# Records with drawing code
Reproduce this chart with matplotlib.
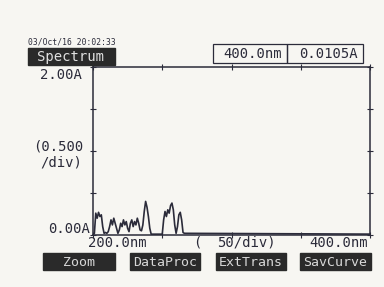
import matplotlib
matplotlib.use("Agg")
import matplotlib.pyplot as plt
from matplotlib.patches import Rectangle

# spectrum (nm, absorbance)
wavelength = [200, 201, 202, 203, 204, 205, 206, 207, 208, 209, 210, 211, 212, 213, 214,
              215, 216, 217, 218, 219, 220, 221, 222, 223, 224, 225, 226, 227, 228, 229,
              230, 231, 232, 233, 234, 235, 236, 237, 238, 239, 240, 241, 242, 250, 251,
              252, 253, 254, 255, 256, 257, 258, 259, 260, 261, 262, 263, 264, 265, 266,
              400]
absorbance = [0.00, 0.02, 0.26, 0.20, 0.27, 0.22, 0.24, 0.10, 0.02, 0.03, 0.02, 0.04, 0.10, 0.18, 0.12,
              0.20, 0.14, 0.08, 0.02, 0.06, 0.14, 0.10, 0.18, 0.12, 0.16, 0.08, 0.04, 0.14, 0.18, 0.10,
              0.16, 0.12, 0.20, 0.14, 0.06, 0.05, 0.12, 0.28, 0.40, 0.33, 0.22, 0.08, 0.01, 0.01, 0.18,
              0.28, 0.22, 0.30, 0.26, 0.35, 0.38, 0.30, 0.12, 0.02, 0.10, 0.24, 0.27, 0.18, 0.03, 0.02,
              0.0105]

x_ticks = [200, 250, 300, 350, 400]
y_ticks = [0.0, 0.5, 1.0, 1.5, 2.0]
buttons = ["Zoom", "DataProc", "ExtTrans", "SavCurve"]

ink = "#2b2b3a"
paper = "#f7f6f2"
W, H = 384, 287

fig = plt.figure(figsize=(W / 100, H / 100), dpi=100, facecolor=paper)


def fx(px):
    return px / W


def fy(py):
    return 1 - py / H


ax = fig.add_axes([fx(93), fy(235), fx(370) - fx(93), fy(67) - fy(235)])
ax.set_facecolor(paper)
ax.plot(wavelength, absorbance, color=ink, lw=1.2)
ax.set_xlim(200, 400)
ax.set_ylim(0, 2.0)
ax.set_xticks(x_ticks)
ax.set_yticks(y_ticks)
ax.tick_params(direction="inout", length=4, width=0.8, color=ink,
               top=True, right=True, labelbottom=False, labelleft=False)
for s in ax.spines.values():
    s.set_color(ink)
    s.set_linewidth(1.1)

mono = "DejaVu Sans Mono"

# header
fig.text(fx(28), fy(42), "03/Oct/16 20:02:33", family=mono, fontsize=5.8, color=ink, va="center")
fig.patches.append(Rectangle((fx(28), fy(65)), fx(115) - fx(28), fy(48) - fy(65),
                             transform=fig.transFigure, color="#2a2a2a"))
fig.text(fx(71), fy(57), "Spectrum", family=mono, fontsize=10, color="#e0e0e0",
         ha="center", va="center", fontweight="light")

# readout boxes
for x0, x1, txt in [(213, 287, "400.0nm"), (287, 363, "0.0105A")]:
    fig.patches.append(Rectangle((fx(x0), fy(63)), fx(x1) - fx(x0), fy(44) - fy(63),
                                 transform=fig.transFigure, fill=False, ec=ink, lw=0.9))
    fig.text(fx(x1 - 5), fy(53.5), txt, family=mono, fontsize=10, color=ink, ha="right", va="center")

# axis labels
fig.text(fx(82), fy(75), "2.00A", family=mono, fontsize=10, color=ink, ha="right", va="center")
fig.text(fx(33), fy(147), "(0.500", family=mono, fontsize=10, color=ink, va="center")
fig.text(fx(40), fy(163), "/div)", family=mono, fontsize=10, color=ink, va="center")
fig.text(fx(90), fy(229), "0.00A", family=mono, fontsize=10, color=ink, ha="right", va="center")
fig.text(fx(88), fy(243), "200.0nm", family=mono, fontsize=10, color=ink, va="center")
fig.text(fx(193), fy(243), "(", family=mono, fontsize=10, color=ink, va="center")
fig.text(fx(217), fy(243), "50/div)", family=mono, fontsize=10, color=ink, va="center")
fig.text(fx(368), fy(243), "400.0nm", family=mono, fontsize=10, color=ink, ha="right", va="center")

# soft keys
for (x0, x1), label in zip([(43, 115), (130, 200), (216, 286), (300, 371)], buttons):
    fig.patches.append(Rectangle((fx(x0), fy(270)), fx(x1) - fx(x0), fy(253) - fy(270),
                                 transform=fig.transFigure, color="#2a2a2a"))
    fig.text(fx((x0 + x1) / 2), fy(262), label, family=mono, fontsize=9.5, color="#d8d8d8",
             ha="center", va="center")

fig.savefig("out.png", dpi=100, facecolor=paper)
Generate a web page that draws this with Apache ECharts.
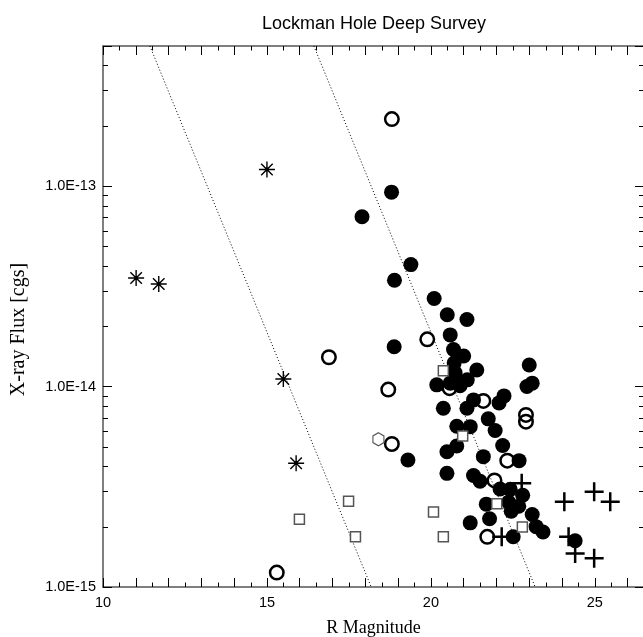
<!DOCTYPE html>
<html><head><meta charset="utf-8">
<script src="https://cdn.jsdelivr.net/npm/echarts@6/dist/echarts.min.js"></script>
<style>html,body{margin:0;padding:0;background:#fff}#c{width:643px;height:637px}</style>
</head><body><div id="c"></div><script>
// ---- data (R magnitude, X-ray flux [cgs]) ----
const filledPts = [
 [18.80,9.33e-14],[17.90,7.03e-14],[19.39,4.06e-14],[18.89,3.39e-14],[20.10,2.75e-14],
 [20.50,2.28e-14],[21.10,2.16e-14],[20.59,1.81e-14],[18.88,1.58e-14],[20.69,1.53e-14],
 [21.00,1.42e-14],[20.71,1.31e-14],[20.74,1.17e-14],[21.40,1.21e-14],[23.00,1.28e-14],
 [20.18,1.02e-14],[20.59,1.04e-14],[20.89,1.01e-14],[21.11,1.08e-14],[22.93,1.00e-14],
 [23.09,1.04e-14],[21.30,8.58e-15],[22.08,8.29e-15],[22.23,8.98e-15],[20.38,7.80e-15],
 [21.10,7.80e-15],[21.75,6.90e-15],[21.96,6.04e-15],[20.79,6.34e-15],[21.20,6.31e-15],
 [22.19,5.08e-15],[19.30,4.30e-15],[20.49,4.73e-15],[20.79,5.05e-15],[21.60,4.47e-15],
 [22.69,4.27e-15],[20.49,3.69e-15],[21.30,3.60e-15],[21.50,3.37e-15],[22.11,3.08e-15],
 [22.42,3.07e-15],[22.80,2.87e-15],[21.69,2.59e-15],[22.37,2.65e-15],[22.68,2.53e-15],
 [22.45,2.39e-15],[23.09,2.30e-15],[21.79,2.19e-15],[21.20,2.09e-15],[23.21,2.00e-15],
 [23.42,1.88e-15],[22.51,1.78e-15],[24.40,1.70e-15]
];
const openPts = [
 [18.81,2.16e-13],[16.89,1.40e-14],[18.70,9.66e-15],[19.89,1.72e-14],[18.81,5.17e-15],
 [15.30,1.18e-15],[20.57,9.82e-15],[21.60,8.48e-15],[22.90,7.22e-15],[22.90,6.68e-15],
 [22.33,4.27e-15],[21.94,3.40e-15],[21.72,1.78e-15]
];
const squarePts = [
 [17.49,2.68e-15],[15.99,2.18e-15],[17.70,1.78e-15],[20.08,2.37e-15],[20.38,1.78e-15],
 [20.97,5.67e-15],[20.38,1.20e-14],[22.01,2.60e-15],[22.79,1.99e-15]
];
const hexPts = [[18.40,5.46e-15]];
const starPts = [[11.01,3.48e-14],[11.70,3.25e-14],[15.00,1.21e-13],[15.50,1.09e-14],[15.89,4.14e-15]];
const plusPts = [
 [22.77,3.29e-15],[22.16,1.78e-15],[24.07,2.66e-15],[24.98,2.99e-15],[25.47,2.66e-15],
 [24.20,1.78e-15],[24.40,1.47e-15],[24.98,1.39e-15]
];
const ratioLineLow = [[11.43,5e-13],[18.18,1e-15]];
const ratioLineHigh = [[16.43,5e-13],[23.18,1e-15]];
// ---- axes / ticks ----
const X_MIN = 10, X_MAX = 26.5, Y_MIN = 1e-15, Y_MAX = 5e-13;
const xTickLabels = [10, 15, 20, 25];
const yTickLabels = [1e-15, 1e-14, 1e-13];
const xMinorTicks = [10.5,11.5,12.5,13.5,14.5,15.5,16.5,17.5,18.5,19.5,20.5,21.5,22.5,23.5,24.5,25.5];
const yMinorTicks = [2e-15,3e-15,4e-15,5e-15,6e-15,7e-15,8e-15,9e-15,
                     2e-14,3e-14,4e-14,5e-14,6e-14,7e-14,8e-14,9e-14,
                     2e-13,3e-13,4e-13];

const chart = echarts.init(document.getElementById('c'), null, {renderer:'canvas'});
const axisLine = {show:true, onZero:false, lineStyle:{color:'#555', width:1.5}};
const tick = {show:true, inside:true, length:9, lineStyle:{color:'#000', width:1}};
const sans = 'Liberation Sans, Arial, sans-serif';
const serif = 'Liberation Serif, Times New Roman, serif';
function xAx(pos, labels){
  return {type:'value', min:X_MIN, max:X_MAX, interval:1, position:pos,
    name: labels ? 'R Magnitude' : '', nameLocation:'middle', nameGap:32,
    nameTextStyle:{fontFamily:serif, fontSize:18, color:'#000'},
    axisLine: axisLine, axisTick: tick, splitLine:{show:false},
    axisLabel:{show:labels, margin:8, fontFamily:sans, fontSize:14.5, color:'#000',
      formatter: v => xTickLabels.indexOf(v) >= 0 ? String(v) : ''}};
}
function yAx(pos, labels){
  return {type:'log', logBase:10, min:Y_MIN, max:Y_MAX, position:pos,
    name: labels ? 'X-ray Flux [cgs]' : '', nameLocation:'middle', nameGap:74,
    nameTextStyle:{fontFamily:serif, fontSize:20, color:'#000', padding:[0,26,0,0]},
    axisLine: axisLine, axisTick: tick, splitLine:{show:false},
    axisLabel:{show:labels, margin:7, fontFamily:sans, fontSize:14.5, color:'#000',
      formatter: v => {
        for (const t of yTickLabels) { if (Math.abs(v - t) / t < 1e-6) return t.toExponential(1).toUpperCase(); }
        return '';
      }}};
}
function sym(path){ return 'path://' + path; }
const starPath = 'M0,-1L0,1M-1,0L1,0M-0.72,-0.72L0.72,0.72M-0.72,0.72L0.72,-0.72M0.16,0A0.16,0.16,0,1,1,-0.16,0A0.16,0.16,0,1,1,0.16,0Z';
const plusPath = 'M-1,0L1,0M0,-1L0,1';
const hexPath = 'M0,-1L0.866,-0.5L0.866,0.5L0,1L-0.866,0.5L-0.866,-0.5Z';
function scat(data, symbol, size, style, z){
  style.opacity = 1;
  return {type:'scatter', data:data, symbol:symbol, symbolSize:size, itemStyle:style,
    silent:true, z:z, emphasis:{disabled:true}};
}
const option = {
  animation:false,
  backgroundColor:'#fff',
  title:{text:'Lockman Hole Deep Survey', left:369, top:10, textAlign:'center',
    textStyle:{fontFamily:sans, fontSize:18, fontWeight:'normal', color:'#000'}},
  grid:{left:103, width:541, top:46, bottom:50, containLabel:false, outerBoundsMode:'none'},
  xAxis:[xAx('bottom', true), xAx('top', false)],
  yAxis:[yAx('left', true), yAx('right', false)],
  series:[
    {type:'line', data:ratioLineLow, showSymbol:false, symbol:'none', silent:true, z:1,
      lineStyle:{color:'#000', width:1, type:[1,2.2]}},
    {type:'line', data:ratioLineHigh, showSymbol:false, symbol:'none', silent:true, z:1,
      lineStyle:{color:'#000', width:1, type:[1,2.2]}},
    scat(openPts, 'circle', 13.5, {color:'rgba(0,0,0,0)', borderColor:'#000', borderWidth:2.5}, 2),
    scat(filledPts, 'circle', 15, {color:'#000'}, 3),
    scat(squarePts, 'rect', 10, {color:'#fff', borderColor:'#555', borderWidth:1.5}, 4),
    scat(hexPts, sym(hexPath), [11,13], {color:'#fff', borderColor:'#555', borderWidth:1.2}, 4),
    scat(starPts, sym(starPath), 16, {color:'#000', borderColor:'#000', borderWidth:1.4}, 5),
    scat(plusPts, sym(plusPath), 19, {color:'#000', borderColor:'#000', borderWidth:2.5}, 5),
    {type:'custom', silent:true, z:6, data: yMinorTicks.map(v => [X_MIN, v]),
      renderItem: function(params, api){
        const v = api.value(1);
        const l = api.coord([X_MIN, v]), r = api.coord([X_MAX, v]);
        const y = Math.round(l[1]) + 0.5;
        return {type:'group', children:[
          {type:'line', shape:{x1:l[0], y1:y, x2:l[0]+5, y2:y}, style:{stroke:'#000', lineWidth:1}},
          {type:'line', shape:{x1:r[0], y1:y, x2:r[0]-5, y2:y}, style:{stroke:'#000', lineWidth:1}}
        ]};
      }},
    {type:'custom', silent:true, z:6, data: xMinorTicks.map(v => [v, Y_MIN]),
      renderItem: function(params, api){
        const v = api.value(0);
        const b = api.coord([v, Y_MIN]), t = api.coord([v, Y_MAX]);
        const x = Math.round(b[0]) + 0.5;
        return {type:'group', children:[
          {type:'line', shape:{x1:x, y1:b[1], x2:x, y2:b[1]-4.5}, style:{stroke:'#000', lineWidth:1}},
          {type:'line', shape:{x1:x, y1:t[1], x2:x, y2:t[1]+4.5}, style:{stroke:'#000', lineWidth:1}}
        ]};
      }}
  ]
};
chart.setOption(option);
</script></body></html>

---

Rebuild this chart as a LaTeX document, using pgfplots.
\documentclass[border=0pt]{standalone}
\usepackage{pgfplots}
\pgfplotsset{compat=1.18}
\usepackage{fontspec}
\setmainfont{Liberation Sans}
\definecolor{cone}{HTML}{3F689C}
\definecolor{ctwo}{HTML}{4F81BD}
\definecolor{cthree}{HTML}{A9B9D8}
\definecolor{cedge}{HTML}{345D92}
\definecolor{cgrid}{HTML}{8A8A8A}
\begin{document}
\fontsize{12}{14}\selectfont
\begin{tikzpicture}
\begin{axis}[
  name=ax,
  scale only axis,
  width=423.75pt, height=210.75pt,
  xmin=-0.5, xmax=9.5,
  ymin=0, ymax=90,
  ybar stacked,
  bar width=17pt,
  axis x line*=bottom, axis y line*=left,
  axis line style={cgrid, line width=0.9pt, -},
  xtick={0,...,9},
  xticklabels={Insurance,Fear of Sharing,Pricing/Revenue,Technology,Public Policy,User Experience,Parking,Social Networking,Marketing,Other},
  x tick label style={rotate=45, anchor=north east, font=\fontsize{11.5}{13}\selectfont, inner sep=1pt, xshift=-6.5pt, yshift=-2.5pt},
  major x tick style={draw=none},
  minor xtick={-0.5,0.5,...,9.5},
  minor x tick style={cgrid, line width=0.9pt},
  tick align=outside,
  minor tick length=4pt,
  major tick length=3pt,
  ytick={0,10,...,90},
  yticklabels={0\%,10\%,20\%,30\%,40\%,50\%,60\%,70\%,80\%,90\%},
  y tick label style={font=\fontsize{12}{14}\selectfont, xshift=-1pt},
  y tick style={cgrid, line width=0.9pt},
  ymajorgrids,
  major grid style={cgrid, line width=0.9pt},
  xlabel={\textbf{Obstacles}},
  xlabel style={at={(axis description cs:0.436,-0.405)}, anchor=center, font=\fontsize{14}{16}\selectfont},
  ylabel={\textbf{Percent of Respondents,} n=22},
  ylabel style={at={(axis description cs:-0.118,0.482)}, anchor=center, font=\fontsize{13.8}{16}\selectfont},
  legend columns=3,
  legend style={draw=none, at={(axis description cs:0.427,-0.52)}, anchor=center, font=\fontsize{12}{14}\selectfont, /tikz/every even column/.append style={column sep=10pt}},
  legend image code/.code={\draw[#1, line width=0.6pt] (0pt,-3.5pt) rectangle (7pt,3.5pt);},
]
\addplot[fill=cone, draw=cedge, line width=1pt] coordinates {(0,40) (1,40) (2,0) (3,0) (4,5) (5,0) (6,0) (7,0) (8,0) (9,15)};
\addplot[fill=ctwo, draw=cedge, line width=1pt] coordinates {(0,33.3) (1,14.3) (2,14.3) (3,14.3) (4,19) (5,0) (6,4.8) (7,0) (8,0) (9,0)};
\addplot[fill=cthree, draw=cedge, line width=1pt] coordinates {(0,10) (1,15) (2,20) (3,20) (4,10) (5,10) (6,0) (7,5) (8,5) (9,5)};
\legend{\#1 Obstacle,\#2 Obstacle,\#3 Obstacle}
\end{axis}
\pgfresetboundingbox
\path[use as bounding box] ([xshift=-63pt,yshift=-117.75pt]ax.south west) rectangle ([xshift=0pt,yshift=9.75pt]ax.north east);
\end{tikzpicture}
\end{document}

# Challenge
From the material above, reproduce only what runs from the line holding "Reproduce this chart with matplotlib." down to the line holding "from matplotlib.patches import Rectangle", both included, pictures excluded.

# Answer for the task
Reproduce this chart with matplotlib.
import matplotlib
matplotlib.use("Agg")
import matplotlib.pyplot as plt
from matplotlib.patches import Rectangle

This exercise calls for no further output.